## Case 1. DP on local dataset entries: local training with DP-SGD

Models are clipped by costant $C$, minibatch of size $\mbox{batch_size} = q*N$, the variance of the perturbation noise is $\frac{(C\sigma)^2}{\sqrt{q*N}}$.

In [12]:
from fedbiomed.researcher.privacy.rdp_accountant import compute_rdp, get_privacy_spent
import matplotlib.pyplot as plt
import numpy as np

max_data_size = 1000

target_delta = .1/max_data_size
max_eps = 20
sigma = 1


orders = [1 + x / 10. for x in range(1, 100)] + list(range(12, 64))
rdp = compute_rdp(q=0.1,
                  noise_multiplier = sigma,
                  steps=1,
                  orders=orders)

In [13]:
rounds = range(1,2000)
epsilon_range = np.array([get_privacy_spent(orders, i*rdp, target_delta=target_delta)[0] for i in rounds])

max_training_steps = int(np.sum(epsilon_range<max_eps))

In [14]:
max_training_steps

714

At this point each client's model is differentially private $DP(\epsilon,\delta)$, with $\epsilon<\mbox{max_eps}$ and $\delta = \mbox{target_delta}$.

## Case 2. DP on clients' models: LDP with perturbation on trained clients' models

Models are trained with clipping by costant $C$, and the variance of the perturbation noise is $(C\sigma)^2$.

In [27]:
n_clients = 5

# Is this an acceptable delta?
target_delta = .01/n_clients
max_eps = 20
sigma = 1


orders = [1 + x / 10. for x in range(1, 100)] + list(range(12, 64))
rdp = compute_rdp(q=1,
                  noise_multiplier = sigma,
                  steps=1,
                  orders=orders)

In [28]:
rounds = range(1,2000)
epsilon_range = np.array([get_privacy_spent(orders, i*rdp, target_delta=target_delta)[0] for i in rounds])

max_training_steps = int(np.sum(epsilon_range<max_eps))

In [29]:
max_training_steps

15

In [37]:
# Lower delta

target_delta = 1e-5/n_clients

orders = [1 + x / 10. for x in range(1, 100)] + list(range(12, 64))
rdp = compute_rdp(q=1,
                  noise_multiplier = sigma,
                  steps=1,
                  orders=orders)

rounds = range(1,2000)
epsilon_range = np.array([get_privacy_spent(orders, i*rdp, target_delta=target_delta)[0] for i in rounds])

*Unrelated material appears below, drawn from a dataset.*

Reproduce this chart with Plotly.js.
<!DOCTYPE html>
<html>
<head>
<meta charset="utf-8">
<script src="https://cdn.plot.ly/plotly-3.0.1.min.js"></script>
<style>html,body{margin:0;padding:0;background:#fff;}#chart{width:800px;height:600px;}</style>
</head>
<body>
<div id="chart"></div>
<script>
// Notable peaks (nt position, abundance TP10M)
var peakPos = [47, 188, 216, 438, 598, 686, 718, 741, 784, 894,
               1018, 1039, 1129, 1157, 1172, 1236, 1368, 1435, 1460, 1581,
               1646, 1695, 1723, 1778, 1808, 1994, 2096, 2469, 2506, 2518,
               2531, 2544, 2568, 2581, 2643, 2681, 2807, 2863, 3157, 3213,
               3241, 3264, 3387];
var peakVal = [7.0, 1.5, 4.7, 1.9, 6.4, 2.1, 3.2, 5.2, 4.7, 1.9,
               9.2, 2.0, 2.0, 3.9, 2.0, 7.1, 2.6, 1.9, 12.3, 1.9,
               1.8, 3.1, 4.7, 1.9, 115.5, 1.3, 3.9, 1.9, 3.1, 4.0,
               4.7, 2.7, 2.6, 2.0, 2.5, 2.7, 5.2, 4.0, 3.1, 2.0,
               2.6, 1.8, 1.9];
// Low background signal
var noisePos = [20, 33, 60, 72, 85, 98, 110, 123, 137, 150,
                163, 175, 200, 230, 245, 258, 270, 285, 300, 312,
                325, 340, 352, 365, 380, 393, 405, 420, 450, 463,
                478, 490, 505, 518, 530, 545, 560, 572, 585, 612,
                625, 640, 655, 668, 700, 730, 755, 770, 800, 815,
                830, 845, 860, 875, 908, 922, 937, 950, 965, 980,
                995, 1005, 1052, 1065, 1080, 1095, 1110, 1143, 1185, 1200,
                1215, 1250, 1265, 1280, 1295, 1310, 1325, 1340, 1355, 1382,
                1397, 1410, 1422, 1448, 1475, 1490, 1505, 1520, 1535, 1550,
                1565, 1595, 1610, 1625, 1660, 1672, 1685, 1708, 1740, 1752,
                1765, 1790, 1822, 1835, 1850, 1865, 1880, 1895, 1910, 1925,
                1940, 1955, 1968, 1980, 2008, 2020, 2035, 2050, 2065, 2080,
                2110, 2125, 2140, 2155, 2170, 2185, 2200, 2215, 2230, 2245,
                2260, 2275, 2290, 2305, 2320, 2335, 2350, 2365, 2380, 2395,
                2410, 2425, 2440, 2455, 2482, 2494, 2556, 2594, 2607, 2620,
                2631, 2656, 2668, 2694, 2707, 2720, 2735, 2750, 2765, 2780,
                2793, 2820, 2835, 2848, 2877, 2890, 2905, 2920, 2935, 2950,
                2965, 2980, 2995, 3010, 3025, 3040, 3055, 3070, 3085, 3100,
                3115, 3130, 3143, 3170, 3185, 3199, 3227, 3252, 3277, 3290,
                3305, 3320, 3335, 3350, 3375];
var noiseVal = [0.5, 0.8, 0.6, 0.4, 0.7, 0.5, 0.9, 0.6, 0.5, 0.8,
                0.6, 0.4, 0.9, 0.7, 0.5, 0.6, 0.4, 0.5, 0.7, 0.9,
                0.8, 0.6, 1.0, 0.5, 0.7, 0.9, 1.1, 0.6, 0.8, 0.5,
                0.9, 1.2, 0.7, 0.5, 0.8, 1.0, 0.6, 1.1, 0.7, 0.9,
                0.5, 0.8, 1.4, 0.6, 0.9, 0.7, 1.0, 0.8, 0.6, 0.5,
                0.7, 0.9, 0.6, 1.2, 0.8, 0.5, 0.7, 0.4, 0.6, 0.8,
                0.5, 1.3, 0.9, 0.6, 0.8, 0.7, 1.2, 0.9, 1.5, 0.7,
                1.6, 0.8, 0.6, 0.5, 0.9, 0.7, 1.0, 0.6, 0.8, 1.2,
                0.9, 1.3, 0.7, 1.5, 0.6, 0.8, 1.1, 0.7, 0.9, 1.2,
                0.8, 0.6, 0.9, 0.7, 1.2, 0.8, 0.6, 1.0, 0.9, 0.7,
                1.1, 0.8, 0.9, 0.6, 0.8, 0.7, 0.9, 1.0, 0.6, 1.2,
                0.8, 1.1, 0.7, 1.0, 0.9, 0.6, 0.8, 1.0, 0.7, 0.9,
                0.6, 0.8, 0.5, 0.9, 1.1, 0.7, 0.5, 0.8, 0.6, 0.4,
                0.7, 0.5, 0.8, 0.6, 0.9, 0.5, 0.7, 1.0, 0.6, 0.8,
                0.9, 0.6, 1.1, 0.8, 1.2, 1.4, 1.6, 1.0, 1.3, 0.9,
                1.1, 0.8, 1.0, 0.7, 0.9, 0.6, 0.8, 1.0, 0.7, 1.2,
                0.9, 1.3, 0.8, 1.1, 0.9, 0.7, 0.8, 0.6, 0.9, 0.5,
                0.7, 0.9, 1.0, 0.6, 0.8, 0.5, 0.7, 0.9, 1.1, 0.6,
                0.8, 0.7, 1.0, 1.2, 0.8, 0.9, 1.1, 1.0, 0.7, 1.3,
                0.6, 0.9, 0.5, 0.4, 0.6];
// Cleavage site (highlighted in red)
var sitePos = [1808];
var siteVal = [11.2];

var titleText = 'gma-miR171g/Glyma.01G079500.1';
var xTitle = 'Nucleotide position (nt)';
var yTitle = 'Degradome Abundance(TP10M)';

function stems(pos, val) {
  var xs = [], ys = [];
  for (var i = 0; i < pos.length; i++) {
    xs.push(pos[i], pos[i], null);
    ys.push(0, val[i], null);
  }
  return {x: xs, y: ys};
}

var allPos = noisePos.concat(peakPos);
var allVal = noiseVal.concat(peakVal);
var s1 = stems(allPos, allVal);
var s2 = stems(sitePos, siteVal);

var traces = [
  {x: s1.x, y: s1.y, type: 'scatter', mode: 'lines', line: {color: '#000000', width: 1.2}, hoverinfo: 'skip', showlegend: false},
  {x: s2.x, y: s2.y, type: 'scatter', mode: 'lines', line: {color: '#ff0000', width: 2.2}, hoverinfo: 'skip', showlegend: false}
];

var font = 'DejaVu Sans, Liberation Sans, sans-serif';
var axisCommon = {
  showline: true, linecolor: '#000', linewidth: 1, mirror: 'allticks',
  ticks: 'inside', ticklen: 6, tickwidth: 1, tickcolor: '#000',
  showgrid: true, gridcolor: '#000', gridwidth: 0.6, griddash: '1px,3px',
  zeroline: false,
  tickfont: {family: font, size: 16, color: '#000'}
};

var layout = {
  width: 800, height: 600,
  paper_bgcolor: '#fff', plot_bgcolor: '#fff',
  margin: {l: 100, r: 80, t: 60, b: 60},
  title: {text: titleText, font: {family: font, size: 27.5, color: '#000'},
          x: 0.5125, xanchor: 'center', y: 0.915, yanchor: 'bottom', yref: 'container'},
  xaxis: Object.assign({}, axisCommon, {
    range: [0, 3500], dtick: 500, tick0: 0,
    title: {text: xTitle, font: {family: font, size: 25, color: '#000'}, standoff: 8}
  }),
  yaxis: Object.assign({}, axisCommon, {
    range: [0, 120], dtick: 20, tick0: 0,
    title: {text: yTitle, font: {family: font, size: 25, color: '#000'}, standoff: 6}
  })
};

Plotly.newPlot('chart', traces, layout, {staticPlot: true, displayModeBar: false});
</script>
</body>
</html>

max_training_steps = int(np.sum(epsilon_range<max_eps))
max_training_steps

9

At this point the aggregated model is differentially private $DP(\epsilon,\delta)$, with $\epsilon<\mbox{max_eps}$ and $\delta = \mbox{target_delta}$.

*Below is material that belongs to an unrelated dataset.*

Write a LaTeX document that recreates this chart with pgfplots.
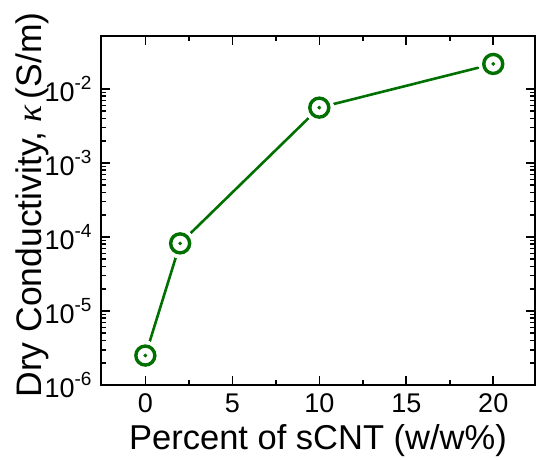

## Case 3. DP on clients' aggregation (McMahan et al.)


Models are clipped by costant $C$, and the variance of the perturbation noise is $\frac{(C\sigma)^2}{\sqrt{n_{clients}}}$.

In [34]:
n_clients = 5

# Is this an acceptable delta?
target_delta = .01/n_clients
max_eps = 20
sigma = 1


orders = [1 + x / 10. for x in range(1, 100)] + list(range(12, 64))
rdp = compute_rdp(q=1,
                  noise_multiplier = sigma,
                  steps=1,
                  orders=orders)

In [35]:
rounds = range(1,2000)
epsilon_range = np.array([get_privacy_spent(orders, i*rdp, target_delta=target_delta)[0] for i in rounds])

max_training_steps = int(np.sum(epsilon_range<max_eps))

In [36]:
max_training_steps

15